#### DATA LINES ####
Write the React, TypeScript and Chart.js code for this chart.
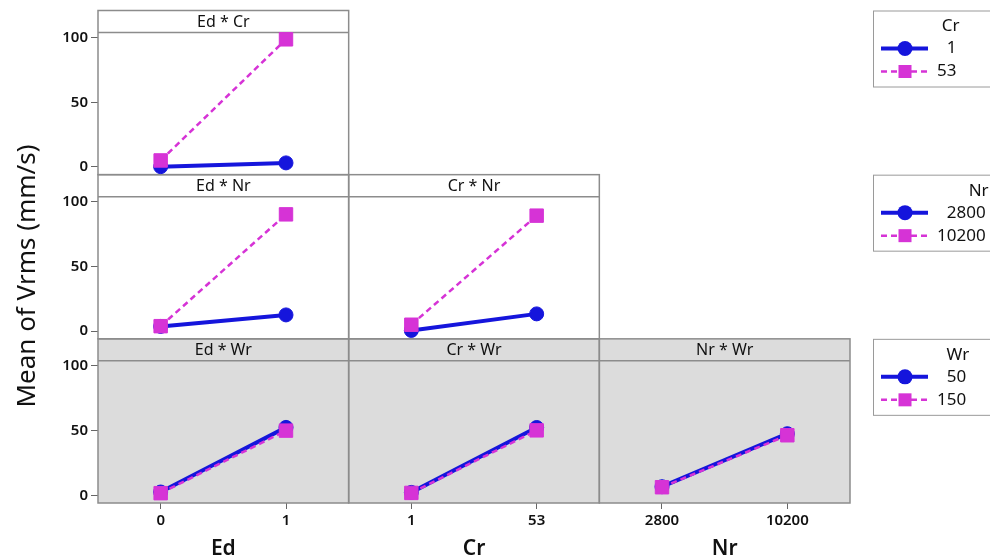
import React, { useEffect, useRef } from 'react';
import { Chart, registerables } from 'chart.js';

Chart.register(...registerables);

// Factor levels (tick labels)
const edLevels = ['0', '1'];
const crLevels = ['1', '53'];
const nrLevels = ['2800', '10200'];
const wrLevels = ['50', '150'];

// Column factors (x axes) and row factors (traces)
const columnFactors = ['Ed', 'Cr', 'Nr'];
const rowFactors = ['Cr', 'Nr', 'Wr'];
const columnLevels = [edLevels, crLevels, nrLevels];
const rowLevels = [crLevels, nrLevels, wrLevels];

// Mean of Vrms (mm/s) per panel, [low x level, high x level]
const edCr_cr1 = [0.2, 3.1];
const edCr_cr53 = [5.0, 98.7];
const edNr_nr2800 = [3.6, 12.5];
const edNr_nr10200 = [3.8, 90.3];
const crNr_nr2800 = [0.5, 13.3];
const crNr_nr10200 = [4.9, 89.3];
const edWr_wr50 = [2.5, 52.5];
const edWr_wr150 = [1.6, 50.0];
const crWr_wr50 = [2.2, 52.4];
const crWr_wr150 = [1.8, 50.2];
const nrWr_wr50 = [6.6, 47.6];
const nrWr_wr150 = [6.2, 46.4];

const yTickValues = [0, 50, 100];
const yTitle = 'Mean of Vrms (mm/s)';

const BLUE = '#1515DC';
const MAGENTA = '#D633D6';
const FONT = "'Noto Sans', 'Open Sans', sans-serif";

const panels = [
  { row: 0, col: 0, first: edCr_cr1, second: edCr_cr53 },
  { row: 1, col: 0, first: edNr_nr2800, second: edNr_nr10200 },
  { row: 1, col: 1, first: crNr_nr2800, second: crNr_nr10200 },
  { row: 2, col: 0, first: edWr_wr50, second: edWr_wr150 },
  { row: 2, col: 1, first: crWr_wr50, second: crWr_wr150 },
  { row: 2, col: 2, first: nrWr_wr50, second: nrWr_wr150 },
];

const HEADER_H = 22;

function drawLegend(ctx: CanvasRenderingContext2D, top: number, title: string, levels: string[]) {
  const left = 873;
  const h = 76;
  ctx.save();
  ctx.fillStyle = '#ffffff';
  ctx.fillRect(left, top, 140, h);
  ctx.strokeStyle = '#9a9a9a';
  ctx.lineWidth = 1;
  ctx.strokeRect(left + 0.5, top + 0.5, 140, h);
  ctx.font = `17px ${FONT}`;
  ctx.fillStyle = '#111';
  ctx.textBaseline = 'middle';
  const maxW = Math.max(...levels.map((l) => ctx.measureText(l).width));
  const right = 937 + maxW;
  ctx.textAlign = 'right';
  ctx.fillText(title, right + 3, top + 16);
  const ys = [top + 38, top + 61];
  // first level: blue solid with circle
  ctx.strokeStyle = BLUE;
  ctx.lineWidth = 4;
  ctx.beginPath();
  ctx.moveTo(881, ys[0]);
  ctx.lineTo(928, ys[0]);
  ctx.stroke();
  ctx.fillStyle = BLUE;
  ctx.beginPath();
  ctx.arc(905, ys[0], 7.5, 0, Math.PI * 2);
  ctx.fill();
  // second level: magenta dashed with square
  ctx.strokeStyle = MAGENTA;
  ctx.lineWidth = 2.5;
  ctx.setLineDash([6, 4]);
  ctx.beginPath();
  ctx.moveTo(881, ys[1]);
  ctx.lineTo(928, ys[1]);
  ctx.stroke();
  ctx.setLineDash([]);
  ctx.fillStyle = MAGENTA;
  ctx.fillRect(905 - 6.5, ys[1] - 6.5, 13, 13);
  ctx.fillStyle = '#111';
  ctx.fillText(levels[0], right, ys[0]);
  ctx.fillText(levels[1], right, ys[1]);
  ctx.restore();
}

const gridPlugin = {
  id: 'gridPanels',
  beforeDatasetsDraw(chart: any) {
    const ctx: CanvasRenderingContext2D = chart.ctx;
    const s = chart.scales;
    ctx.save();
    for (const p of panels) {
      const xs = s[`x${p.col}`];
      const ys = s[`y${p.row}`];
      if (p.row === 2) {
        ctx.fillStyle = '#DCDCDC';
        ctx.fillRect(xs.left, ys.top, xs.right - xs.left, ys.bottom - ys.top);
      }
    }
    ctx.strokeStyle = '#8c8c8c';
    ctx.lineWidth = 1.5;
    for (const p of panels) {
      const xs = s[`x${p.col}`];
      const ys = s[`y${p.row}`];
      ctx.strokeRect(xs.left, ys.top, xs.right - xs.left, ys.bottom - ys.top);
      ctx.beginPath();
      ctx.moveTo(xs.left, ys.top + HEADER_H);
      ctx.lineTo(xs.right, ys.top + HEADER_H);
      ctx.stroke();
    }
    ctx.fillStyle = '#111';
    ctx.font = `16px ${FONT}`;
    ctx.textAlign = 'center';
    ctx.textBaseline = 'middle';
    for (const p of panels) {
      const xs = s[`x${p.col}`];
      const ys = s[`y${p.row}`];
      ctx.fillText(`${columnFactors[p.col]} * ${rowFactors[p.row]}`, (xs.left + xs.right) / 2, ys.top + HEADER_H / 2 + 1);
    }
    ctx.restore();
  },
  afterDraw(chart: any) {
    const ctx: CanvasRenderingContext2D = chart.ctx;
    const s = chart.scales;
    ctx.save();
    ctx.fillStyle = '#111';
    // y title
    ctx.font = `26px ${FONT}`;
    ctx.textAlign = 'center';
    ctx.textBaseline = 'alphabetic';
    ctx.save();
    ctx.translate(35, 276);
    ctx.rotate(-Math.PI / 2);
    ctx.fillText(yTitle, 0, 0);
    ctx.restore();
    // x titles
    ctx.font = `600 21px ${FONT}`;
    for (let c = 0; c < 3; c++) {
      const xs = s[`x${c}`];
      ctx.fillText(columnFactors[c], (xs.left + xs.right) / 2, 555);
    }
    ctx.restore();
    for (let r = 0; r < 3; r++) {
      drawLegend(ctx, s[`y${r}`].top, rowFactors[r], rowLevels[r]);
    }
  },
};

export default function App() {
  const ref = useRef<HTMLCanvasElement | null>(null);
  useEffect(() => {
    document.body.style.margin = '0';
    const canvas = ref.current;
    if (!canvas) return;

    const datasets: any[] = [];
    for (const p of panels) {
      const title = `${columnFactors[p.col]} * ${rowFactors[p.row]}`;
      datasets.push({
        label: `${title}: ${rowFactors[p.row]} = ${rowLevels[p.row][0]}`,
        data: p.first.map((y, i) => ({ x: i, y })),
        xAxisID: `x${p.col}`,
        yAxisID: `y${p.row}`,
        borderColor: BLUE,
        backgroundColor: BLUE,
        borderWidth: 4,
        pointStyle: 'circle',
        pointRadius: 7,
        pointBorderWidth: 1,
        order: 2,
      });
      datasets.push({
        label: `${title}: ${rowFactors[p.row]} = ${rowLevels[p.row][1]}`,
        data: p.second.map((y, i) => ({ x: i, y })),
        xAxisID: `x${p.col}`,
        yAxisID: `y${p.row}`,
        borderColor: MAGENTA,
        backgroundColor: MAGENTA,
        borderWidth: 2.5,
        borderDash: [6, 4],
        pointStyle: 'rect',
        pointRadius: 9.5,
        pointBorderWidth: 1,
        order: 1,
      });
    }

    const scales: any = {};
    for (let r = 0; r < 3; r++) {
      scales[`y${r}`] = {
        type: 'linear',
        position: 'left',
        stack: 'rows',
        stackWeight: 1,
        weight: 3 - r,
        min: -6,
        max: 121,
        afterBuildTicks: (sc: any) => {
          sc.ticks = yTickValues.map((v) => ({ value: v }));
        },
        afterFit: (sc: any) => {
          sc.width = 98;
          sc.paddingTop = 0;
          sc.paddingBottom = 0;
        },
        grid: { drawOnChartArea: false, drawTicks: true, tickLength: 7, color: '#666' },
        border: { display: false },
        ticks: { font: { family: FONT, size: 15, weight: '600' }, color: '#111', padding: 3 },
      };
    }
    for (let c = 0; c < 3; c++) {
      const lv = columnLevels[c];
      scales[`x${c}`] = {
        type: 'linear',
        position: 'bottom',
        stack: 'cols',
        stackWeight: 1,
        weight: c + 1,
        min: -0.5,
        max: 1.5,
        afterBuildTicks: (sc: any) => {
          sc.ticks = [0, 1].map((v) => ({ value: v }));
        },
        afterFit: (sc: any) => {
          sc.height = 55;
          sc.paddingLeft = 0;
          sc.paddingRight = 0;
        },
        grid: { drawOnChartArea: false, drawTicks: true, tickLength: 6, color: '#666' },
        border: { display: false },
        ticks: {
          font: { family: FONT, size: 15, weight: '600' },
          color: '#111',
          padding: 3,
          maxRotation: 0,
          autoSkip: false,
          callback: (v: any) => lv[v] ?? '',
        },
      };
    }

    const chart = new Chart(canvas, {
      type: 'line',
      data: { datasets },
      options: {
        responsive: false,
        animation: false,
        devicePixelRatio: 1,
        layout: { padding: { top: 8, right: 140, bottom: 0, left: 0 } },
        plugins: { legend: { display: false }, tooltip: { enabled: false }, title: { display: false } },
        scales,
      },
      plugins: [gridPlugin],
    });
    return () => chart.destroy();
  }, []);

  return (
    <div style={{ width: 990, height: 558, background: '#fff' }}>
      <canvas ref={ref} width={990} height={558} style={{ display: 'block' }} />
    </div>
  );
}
####
EXERCISE AIM:
Starting at the first line of the material, output exactly the lines up to and including the one with "const rowLevels = [crLevels, nrLevels, wrLevels];". Do not include the pictures.

OUTPUT OF THE TASK:
Write the React, TypeScript and Chart.js code for this chart.
import React, { useEffect, useRef } from 'react';
import { Chart, registerables } from 'chart.js';

Chart.register(...registerables);

// Factor levels (tick labels)
const edLevels = ['0', '1'];
const crLevels = ['1', '53'];
const nrLevels = ['2800', '10200'];
const wrLevels = ['50', '150'];

// Column factors (x axes) and row factors (traces)
const columnFactors = ['Ed', 'Cr', 'Nr'];
const rowFactors = ['Cr', 'Nr', 'Wr'];
const columnLevels = [edLevels, crLevels, nrLevels];
const rowLevels = [crLevels, nrLevels, wrLevels];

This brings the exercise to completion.